Di giorno sotto il sole caldo, senza acqua né cibo. Di notte al freddo, tutti stretti, tutti sconosciuti, ma anche amici. Sul barcone dove stavo io in tanti sono stati abbandonati in mare. Soprattutto bambini» racconta ancora con le lacrime agli occhi. Li chiude quegli occhi mentre rivede le immagini che per giorni hanno tormentato i suoi sonni come incubi spaventosi. «Ho visto lanciare bimbi in mare, un modo per costringere anche le mamme a lanciarsi dietro di loro per la disperazione: c’era bisogno di equilibrare il carico, il cibo scarseggiava, ci si liberava dei più deboli», racconta. Poi l’arrivo fortunoso a Lampedusa. La mia fortuna è stata essere trasferito in un centro di accoglienza a Napoli» dice Abdul.

Perché a volte la sorte può anche essere generosa e la fortuna girare: è andata così ad Abdul quando ha incontrato Salvatore Suarato, titolare dell’agriturismo Greenland di Castellammare di Stabia e della casa cinematografica Movieland, che gli ha offerto un lavoro. Ha iniziato come tuttofare, mettendosi a disposizione senza mai mostrare stanchezza, oggi è tornato a guidare i camion. Chi ha visto i bimbi morire in mare e le madri disperate seguirli verso la morte sa che la vita è un bene prezioso. E nemmeno un attimo va sprecato.

«È un ragazzo pieno di risorse – racconta Suarato – che mi ha stupito per la sua voglia di darsi da fare. Da quasi due anni lavora con me e ormai è uno di famiglia. Nonostante le cose atroci che ha vissuto e le mille difficoltà, mi stupisce sempre con la sua allegria. E poi è un vero talento». Suarato lo ascolta cantare. Mentre lavora, mentre si riposa. Capisce che quella voce è speciale. E così Abdul pian piano diventa Maestros. Scrive canzoni in stile afrobeat, un genere vicino al pop, molto apprezzato in Africa. All’inizio è quasi un gioco, un modo per sentire attraverso la musica la sua terra sempre vicina.

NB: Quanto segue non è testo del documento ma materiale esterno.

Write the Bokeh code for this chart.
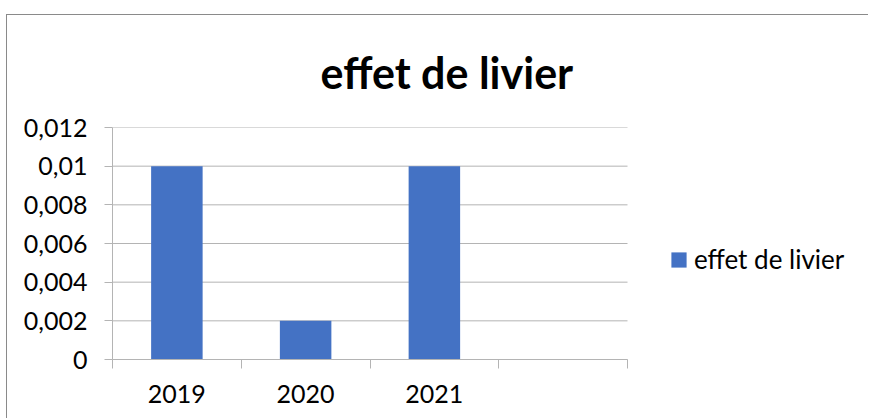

Poi però Maestros inizia a crederci. E la stessa volontà che ha messo nel restare vivo su quel barcone la mette per il suo sogno: diventare un cantante.
Qui in Italia ha avuto la possibilità di incidere alcune canzoni grazie all’aiuto di Salvatore Suarato. La prima è “Rock”, in cui racconta la storia di due fidanzati, inizialmente divisi da apparenza e denaro, che poi tornano assieme perché riscoprono valori veri e sentimenti autentici. Alla canzone è collegato il primo videoclip realizzato lungo la costa vesuviana. Ma tra i brani che ha scritto e cantato Maestros c’è anche “My world”, la storia del percorso che ha portato Abdul fino in Italia. In quelle parole c’è il racconto di quello che ha visto. Delle torture in Libia, delle violenze, della paura di non farcela. Di essere anche lui uno dei tanti migranti che spengono la propria esistenza sui fondali del Mediterraneo. Dimenticati da tutti. Il lancio del primo brano di Maestros, però, non arriva in un momento felice. In Italia si torna a litigare sugli sbarchi. E il giovane nigeriano non nasconde il suo rammarico: «Quel viaggio è qualcosa di terribile, in tanti non ce la fanno, ma è l’unico modo per provare a sfuggire alla morte».